Looking for the reserve maybe. If he had started bidding lower each time he might have had a better chance.

Comment by snake charmer
2015-11-16 08:26:29

I’ve been to Cottesloe, during one of my visits to Australia. Very pretty, awesome beach on the Indian Ocean, and easy public transportation link to downtown Perth, but “prices down 14.4 percent to $1.8 million”? I looked via Google Maps and saw some McMansion construction in progress.

Comment by taxpayers
2015-11-16 08:43:17

suddenly my hood is “Hot” according to zillow
compared to a 3.6% rise for Springfield as a whole. Among 22152 homes,

is hillary hiring and creating new fed agencies w soviet sounding names

Comment by Mafia Blocks
2015-11-16 17:37:35

Let’em crater.

Rocklin, CA Housing Prices Crater 5% YoY

Comment by Ben Jones
2015-11-16 12:04:58

Debt Market Distortions Go Global as Nothing Makes Sense Anymore

“What there doesn’t appear to be is any single smoking gun that says why swap spread changes have been so dramatic,” said Thomas Urano, a money manager at Sage Advisory Services Ltd., which oversees $11 billion.
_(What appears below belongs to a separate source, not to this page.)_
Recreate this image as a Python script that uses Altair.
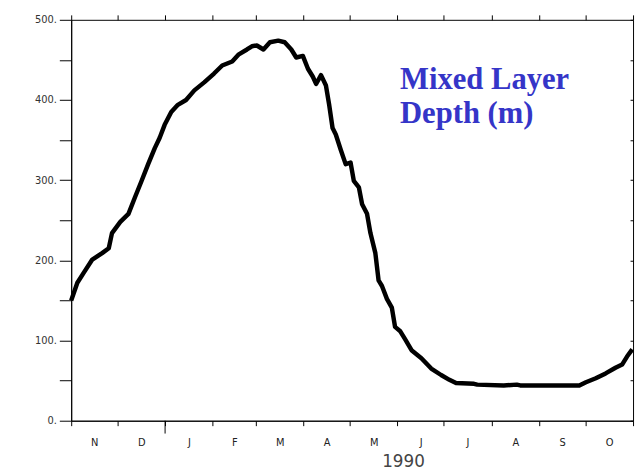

The big question remains whether there is “something bigger brewing under the surface that so far hasn’t been pinpointed yet.”

Comment by Ben Jones
2015-11-16 18:58:27

‘One of the latest trends in San Francisco real estate seems to be the appearance of “fantasy homes” on the market. No, these aren’t high-end dream houses—at least not yet. They’re either fixers or under construction flips with plans to transform into luxurious modern homes, and they’ve been pouring onto the market over the past few months. The latest to enter the fray is 548 Rhode Island Street, a powder-blue fixer in Potrero Hill that was purchased for $1.15 million last year. The buyers put together some very fancy plans for the place that include a boxy new facade, a marble kitchen, and plenty of glass. But, before construction could start, they placed the home back on the market for $1.75 million.’
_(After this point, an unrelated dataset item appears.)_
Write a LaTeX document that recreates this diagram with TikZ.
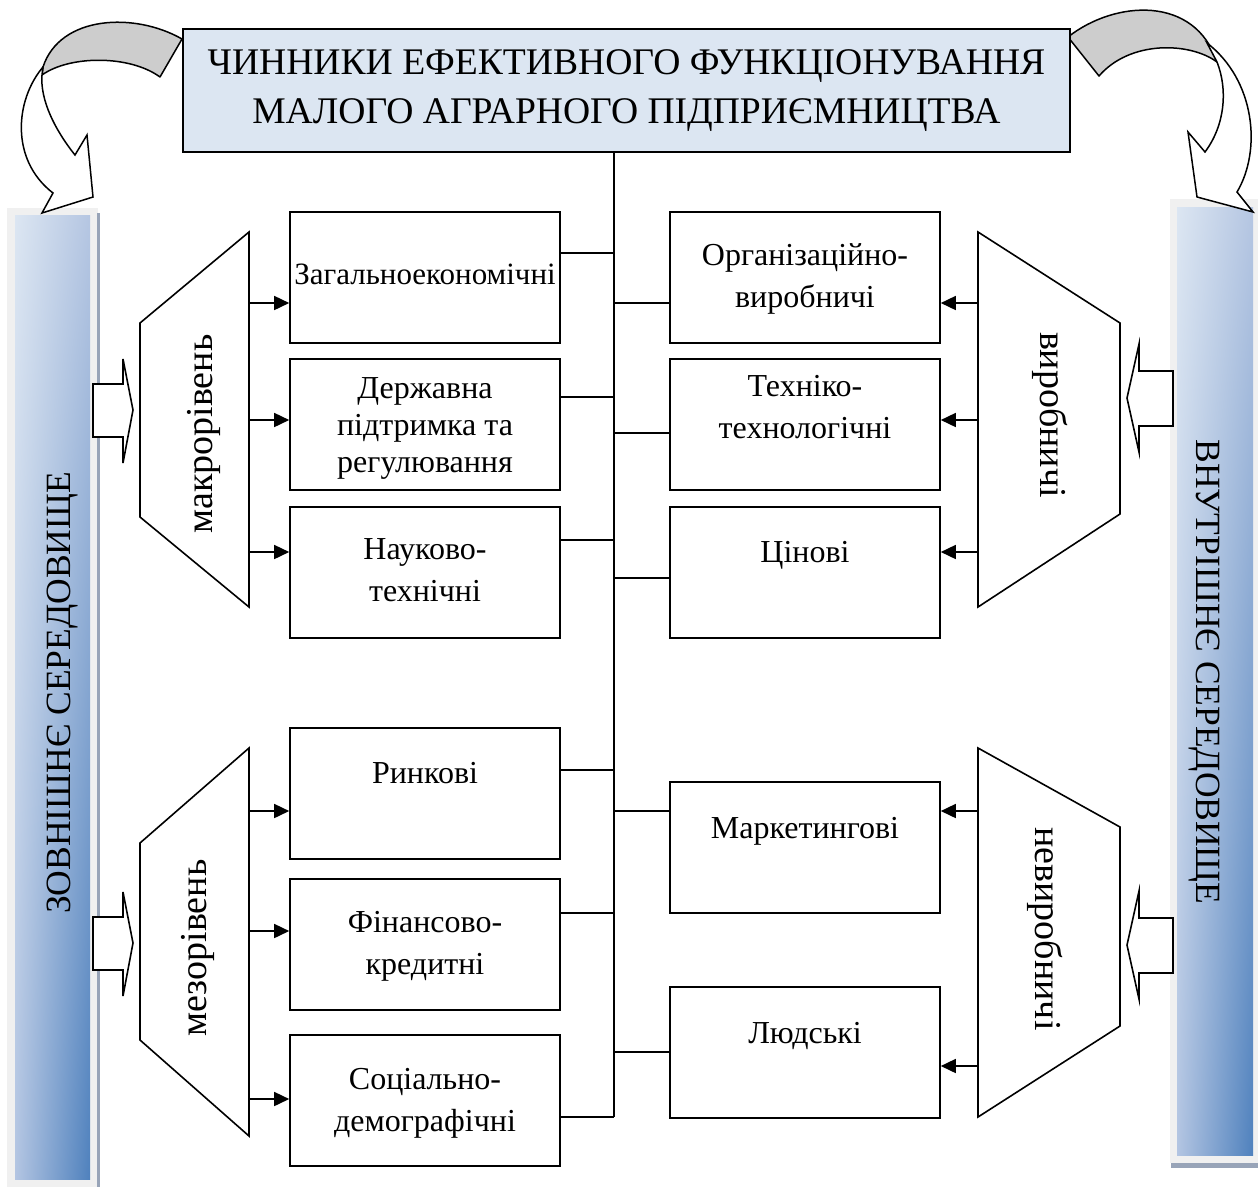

‘With everything approved and design work complete, the listing boasts that building can start in early 2016. Very few other details—like the future number of bedrooms and planned square footage—are provided. The property joins a whole host of other unfinished houses on the market. So is this a sign of change in the city? With the market for luxury properties slowing down, at least for the moment, are investors trying to get rid of these places instead of waiting to finish them? We don’t know for sure, but our attention is certainly piqued.’

Comment by Mafia Blocks
2015-11-16 19:10:42

More bullish and positive news…. it’s just a start.

“OPEC Export Price Falls Below $40 for First Time Since 2009″

Comment by Professor Bear
2015-11-16 20:38:57

I had the feeling the plunge protection team came to oil’s rescue today, as a significant drop below $40/bbl could prove deflationary, and deflation is BAD.

Comment by Blue Skye
2015-11-16 22:33:34

I think the crows are migrating south. When was it Danny wanted us to be paying him $80 for oil? Thanksgiving?

Comment by Mafia Blocks
2015-11-16 22:46:10

ALBQDan was last seen staggering around NYC bumming cigarettes with his AssHat on backwards.